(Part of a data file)
>>>

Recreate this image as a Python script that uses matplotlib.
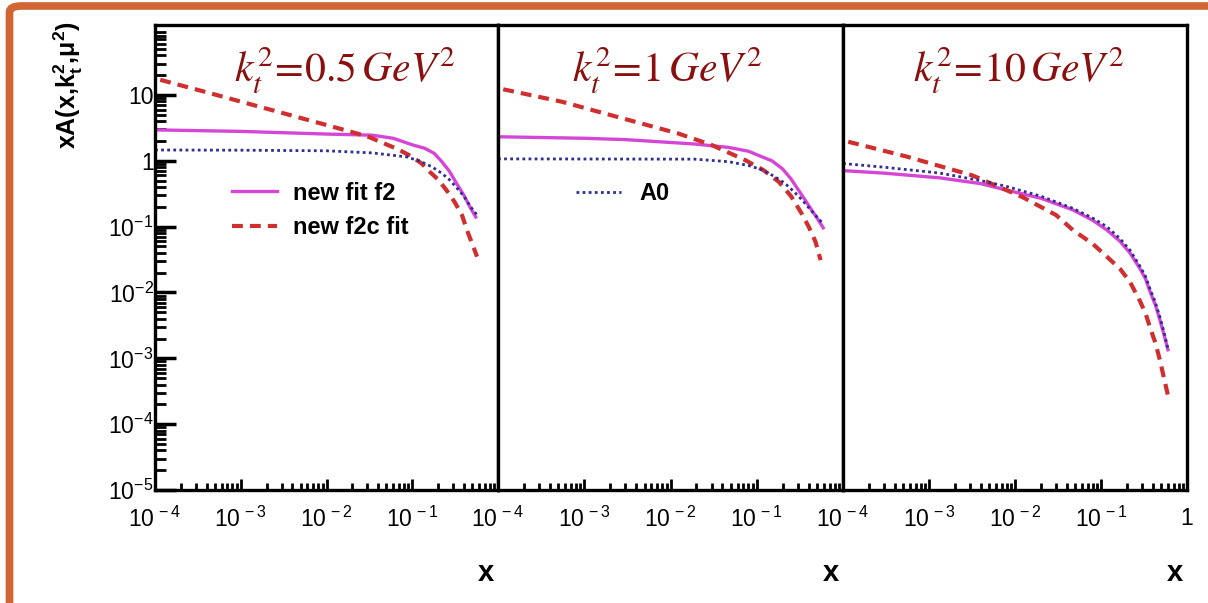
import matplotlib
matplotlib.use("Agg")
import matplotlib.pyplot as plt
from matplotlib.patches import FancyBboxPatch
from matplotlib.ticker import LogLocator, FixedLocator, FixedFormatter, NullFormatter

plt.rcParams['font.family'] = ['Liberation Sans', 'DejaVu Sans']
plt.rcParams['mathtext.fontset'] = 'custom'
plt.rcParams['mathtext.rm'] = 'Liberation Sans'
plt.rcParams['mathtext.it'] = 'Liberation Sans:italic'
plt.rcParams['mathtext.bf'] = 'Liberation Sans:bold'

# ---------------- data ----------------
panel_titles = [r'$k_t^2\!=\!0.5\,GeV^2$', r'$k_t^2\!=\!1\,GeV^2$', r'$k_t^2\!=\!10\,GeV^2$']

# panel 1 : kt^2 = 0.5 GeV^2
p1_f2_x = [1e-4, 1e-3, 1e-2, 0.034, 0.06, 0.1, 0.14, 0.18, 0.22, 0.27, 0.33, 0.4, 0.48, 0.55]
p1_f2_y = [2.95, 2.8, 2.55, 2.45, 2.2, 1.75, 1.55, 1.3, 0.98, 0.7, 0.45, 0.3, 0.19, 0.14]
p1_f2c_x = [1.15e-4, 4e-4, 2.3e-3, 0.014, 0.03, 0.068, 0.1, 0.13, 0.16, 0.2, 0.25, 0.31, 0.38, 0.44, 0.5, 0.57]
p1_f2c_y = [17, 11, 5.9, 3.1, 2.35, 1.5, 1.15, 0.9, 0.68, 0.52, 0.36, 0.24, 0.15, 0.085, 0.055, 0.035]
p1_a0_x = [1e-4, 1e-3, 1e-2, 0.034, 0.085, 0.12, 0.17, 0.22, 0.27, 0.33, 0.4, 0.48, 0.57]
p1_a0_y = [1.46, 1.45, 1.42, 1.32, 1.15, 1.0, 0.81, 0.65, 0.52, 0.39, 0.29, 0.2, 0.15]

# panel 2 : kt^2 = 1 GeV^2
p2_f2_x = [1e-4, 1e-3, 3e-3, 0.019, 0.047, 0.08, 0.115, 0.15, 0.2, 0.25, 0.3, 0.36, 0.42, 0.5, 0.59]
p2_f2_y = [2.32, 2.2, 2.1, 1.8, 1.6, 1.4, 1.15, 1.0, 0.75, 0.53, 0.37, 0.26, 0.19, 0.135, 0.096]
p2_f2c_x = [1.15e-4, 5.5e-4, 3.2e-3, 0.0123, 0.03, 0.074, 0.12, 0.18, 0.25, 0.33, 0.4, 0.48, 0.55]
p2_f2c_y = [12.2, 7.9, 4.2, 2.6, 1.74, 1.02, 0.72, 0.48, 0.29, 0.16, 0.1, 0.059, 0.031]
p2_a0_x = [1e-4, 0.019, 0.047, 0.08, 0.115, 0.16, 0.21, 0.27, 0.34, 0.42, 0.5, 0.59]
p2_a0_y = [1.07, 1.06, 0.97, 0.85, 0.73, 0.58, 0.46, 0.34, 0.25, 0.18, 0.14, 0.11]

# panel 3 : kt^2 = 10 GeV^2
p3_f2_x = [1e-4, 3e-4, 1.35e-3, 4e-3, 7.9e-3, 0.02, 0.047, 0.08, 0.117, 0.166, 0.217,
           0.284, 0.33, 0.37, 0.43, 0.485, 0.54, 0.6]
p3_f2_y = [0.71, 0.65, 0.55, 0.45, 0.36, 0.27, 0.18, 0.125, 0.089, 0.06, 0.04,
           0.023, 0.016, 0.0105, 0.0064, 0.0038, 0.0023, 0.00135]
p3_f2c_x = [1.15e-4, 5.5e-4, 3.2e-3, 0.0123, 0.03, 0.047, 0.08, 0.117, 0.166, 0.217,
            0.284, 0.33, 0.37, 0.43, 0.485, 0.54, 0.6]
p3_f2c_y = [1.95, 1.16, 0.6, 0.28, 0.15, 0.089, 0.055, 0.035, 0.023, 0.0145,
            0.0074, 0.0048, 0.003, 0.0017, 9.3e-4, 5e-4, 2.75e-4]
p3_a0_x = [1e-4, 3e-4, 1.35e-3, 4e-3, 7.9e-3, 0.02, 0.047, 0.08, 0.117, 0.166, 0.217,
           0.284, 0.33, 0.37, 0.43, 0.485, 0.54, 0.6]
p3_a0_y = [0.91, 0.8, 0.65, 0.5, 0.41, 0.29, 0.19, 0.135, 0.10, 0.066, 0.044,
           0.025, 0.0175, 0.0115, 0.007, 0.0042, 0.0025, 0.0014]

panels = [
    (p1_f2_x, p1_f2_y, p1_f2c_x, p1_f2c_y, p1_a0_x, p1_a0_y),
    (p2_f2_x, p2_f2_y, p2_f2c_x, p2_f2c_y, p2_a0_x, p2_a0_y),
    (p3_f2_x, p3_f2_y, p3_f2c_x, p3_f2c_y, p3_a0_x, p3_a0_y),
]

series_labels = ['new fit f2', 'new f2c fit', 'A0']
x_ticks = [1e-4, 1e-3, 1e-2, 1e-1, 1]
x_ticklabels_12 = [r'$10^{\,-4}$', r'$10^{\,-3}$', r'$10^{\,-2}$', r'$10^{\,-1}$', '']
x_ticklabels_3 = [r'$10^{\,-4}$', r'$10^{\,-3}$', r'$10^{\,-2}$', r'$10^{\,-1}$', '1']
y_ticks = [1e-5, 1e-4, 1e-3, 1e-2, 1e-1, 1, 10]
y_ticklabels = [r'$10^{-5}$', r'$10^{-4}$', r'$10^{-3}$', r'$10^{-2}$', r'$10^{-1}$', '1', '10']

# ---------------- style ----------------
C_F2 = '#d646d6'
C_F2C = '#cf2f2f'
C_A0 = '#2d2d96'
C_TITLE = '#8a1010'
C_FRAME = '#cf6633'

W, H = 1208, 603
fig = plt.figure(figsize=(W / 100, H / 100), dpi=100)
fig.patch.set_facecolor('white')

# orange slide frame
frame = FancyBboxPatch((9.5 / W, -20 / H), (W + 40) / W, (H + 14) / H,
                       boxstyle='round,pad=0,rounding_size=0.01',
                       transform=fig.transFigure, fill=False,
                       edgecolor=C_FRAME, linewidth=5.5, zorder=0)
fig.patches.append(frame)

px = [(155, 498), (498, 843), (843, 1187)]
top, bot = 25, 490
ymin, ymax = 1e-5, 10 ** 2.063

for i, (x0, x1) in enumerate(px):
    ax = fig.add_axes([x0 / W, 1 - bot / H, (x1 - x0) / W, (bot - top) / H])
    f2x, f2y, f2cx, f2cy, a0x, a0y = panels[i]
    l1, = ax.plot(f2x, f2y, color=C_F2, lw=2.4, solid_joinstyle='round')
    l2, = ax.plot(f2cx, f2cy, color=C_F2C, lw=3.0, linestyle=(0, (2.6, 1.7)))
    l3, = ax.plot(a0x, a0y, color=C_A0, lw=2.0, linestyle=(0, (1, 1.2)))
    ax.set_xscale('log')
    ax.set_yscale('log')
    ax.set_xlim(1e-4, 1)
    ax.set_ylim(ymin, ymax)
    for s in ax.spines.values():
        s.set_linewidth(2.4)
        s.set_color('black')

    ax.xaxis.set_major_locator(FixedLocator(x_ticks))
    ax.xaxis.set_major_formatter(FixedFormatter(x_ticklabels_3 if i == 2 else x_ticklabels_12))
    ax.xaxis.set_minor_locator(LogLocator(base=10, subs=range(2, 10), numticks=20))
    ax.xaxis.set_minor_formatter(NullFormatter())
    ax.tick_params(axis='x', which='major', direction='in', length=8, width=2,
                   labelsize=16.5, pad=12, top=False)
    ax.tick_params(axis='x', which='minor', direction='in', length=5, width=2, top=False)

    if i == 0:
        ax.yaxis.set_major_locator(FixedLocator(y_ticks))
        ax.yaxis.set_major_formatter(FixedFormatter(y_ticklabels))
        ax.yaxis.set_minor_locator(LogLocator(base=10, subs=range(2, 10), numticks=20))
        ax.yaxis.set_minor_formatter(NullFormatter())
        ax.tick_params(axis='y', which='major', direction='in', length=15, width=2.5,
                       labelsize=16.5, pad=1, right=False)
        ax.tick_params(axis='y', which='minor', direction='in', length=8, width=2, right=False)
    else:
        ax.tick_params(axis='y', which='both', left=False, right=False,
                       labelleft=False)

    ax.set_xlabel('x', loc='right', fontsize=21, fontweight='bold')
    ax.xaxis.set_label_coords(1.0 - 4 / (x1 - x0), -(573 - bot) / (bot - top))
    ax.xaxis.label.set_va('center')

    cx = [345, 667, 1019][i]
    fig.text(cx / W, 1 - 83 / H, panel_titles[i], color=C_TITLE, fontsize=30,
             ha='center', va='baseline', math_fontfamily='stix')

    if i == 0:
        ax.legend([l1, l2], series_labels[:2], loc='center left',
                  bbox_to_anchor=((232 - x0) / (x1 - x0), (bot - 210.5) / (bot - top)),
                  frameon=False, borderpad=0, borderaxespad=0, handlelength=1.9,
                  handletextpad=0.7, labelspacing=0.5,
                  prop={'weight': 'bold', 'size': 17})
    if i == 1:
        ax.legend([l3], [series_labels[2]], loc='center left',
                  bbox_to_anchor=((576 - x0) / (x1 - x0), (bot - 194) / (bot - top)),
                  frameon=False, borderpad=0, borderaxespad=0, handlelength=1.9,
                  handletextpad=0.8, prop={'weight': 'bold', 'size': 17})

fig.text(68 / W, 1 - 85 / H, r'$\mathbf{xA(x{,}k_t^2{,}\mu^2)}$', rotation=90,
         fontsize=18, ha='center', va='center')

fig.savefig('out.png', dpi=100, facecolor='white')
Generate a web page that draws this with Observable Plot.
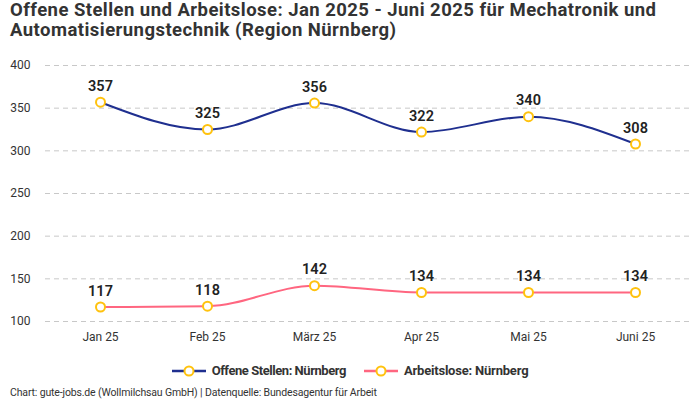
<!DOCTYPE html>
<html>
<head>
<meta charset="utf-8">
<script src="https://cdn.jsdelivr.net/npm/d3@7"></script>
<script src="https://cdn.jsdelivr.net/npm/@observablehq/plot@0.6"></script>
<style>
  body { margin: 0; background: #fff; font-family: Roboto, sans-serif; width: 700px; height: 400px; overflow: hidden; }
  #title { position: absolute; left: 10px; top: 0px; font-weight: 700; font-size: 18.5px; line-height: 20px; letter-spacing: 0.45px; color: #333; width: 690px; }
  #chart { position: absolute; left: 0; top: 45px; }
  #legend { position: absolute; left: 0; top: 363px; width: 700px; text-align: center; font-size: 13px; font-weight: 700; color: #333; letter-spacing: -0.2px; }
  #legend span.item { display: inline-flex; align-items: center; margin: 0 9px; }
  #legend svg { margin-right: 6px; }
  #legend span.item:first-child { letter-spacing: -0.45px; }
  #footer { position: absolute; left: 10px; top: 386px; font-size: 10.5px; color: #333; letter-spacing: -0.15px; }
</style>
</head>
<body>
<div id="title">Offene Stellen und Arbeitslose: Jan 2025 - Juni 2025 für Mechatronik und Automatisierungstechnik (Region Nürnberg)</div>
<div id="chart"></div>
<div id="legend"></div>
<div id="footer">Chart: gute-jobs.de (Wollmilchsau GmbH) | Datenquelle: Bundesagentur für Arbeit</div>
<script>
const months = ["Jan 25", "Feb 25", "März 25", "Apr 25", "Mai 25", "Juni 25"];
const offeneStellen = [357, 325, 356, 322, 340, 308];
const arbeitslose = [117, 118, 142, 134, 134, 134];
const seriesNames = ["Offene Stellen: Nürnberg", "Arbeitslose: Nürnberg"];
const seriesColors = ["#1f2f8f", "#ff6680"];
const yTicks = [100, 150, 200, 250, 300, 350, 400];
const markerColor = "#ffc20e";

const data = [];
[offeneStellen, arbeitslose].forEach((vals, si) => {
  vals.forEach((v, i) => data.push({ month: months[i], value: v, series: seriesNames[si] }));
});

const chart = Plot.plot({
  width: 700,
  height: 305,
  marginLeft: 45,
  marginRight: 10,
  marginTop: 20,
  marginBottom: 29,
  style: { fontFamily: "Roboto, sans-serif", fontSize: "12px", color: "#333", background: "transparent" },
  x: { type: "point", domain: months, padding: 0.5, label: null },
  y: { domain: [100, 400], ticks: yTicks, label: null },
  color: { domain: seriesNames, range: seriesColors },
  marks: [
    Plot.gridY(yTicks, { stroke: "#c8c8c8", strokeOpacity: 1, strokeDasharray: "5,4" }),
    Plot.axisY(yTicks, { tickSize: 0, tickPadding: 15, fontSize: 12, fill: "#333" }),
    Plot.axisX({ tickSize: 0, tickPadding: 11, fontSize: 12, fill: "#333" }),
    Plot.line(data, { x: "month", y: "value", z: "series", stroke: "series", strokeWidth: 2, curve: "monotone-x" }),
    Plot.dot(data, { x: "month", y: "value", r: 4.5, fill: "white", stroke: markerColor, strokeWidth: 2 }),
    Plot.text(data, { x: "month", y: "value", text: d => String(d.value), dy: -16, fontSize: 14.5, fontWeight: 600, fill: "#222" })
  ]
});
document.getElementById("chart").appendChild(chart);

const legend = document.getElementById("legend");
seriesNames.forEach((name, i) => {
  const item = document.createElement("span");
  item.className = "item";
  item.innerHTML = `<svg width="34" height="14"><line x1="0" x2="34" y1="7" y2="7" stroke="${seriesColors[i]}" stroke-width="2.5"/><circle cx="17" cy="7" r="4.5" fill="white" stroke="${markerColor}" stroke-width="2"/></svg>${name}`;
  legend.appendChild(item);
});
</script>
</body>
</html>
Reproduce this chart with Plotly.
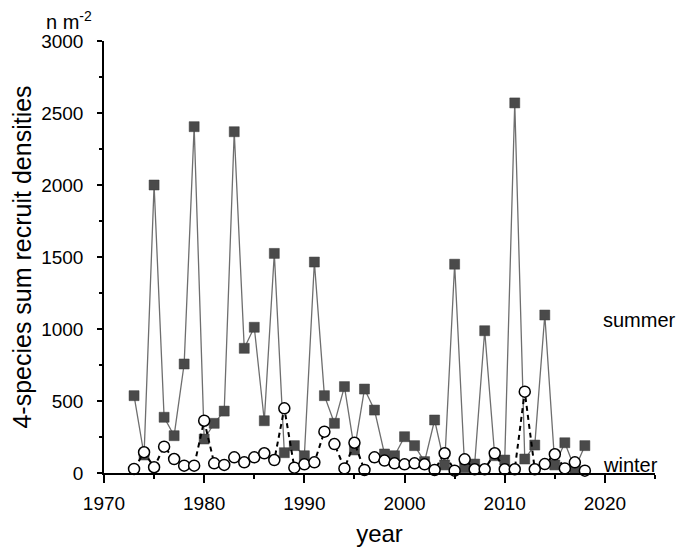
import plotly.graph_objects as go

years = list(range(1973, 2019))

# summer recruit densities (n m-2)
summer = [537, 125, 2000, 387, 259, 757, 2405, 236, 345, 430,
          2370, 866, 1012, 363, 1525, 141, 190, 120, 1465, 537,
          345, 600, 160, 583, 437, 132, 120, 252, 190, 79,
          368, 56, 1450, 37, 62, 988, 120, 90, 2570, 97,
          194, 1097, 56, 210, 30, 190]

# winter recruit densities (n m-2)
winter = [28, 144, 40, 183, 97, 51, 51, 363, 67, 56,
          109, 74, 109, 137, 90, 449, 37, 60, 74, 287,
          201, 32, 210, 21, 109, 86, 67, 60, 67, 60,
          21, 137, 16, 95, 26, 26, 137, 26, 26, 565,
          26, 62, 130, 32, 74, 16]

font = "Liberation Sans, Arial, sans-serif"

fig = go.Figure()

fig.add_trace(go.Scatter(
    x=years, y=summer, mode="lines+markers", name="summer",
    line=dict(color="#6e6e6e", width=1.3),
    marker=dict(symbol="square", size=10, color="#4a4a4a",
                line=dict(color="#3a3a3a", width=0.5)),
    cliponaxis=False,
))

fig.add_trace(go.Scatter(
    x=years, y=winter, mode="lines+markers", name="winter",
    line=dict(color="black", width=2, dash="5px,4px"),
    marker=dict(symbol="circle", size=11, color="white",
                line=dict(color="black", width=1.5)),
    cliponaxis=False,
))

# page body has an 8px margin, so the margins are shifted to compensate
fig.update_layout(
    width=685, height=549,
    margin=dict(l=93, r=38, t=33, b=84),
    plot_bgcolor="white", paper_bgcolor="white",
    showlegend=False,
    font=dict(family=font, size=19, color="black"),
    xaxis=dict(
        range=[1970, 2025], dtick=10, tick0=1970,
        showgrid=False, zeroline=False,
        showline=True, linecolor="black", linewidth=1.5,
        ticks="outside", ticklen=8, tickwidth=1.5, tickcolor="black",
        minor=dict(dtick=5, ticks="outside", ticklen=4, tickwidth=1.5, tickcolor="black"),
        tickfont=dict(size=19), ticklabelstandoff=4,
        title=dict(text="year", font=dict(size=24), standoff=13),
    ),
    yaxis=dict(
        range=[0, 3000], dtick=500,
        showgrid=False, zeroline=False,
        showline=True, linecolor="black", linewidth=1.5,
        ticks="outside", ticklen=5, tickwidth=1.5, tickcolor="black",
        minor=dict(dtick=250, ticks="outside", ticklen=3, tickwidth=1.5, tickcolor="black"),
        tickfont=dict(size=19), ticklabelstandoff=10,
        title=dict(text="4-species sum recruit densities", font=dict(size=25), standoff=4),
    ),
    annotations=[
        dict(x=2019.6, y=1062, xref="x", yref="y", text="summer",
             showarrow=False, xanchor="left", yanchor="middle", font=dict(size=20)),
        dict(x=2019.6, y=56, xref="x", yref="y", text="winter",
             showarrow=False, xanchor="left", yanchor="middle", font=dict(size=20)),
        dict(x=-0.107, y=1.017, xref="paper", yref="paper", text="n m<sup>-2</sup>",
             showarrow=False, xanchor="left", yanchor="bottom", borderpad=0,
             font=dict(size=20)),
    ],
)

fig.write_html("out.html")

<<<

What you are asked to do -
Omit every picture, and please return the entries exactly from the first line through the line with "0.29, 0.2, 0.15]", both included.

Response to the task -
Recreate this image as a Python script that uses matplotlib.
import matplotlib
matplotlib.use("Agg")
import matplotlib.pyplot as plt
from matplotlib.patches import FancyBboxPatch
from matplotlib.ticker import LogLocator, FixedLocator, FixedFormatter, NullFormatter

plt.rcParams['font.family'] = ['Liberation Sans', 'DejaVu Sans']
plt.rcParams['mathtext.fontset'] = 'custom'
plt.rcParams['mathtext.rm'] = 'Liberation Sans'
plt.rcParams['mathtext.it'] = 'Liberation Sans:italic'
plt.rcParams['mathtext.bf'] = 'Liberation Sans:bold'

# ---------------- data ----------------
panel_titles = [r'$k_t^2\!=\!0.5\,GeV^2$', r'$k_t^2\!=\!1\,GeV^2$', r'$k_t^2\!=\!10\,GeV^2$']

# panel 1 : kt^2 = 0.5 GeV^2
p1_f2_x = [1e-4, 1e-3, 1e-2, 0.034, 0.06, 0.1, 0.14, 0.18, 0.22, 0.27, 0.33, 0.4, 0.48, 0.55]
p1_f2_y = [2.95, 2.8, 2.55, 2.45, 2.2, 1.75, 1.55, 1.3, 0.98, 0.7, 0.45, 0.3, 0.19, 0.14]
p1_f2c_x = [1.15e-4, 4e-4, 2.3e-3, 0.014, 0.03, 0.068, 0.1, 0.13, 0.16, 0.2, 0.25, 0.31, 0.38, 0.44, 0.5, 0.57]
p1_f2c_y = [17, 11, 5.9, 3.1, 2.35, 1.5, 1.15, 0.9, 0.68, 0.52, 0.36, 0.24, 0.15, 0.085, 0.055, 0.035]
p1_a0_x = [1e-4, 1e-3, 1e-2, 0.034, 0.085, 0.12, 0.17, 0.22, 0.27, 0.33, 0.4, 0.48, 0.57]
p1_a0_y = [1.46, 1.45, 1.42, 1.32, 1.15, 1.0, 0.81, 0.65, 0.52, 0.39, 0.29, 0.2, 0.15]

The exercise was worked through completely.